__INFORMATION SUPPLIED__:
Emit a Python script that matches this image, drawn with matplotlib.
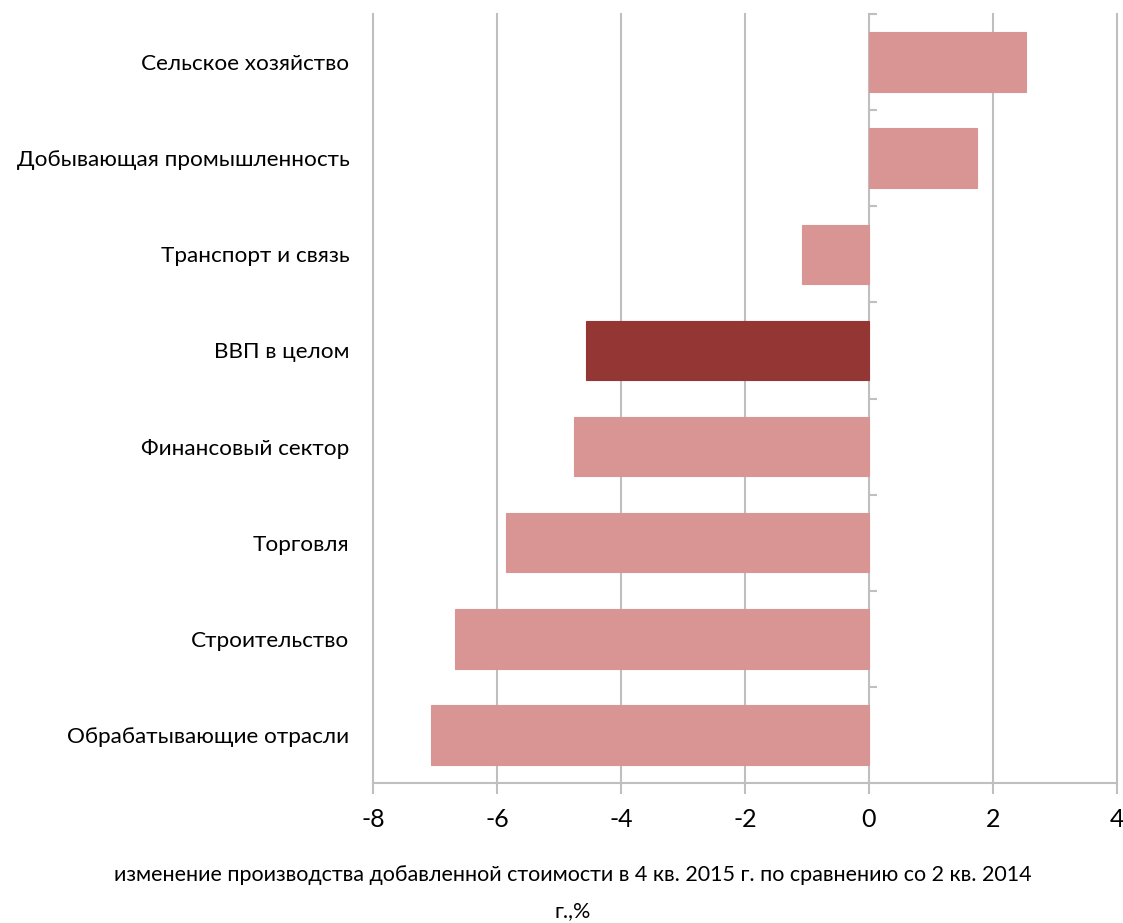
import matplotlib
matplotlib.use("Agg")
import matplotlib.pyplot as plt
import numpy as np

categories = ["Сельское хозяйство", "Добывающая промышленность", "Транспорт и связь",
              "ВВП в целом", "Финансовый сектор", "Торговля", "Строительство",
              "Обрабатывающие отрасли"]
values = [2.53, 1.74, -1.08, -4.56, -4.76, -5.85, -6.68, -7.06]
highlight = "ВВП в целом"
xticks = [-8, -6, -4, -2, 0, 2, 4]
xlabel = "изменение производства добавленной стоимости в 4 кв. 2015 г. по сравнению со 2 кв. 2014\nг.,%"

plt.rcParams['font.family'] = ['Lato', 'DejaVu Sans']

W, H = 1123, 923
fig = plt.figure(figsize=(W / 100, H / 100), dpi=100)
ax = fig.add_axes([373 / W, 1 - 783 / H, (1117 - 373) / W, (783 - 14) / H])

light = "#D99594"
dark = "#943634"
grid_c = "#BFBFBF"

y = np.arange(len(categories))
colors = [dark if c == highlight else light for c in categories]
ax.barh(y, values, height=0.62, color=colors, edgecolor=colors, linewidth=0.8, zorder=3)

ax.set_xlim(-8, 4)
ax.set_ylim(len(categories) - 0.5, -0.5)
ax.set_xticks(xticks)
ax.set_xticklabels([str(t) for t in xticks], fontsize=18)
ax.tick_params(axis='x', direction='out', length=8, width=1.5, color=grid_c, pad=10)
ax.set_yticks(y)
ax.set_yticklabels(categories, fontsize=16.2)
ax.tick_params(axis='y', length=0, pad=17)

ax.grid(axis='x', color=grid_c, linewidth=1.5, zorder=0)
for gl in ax.get_xgridlines():
    gl.set_clip_on(False)
for s in ['top', 'right', 'left']:
    ax.spines[s].set_visible(False)
ax.spines['bottom'].set_color(grid_c)
ax.spines['bottom'].set_linewidth(1.5)

# zero axis line with category boundary ticks
sec = ax.secondary_yaxis((0 - (-8)) / 12)
sec.set_yticks(np.arange(-0.5, len(categories), 1.0))
sec.set_yticklabels([])
sec.tick_params(axis='y', direction='out', length=6, width=1.5, color=grid_c)
sec.spines['left'].set_color(grid_c)
sec.spines['left'].set_linewidth(1.5)
for s in ['top', 'right', 'bottom']:
    sec.spines[s].set_visible(False)

fig.text(573 / W, 1 - 893 / H, xlabel, ha='center', va='center', fontsize=15.5,
         linespacing=2.0)

fig.savefig("out.png", dpi=100, facecolor='white')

__TASK BRIEF__: The lines from the start of the data through the line that contains "import numpy as np" are to be returned exactly, please, with both ends included and every picture left out.

__RESPONSE BELOW__:
Emit a Python script that matches this image, drawn with matplotlib.
import matplotlib
matplotlib.use("Agg")
import matplotlib.pyplot as plt
import numpy as np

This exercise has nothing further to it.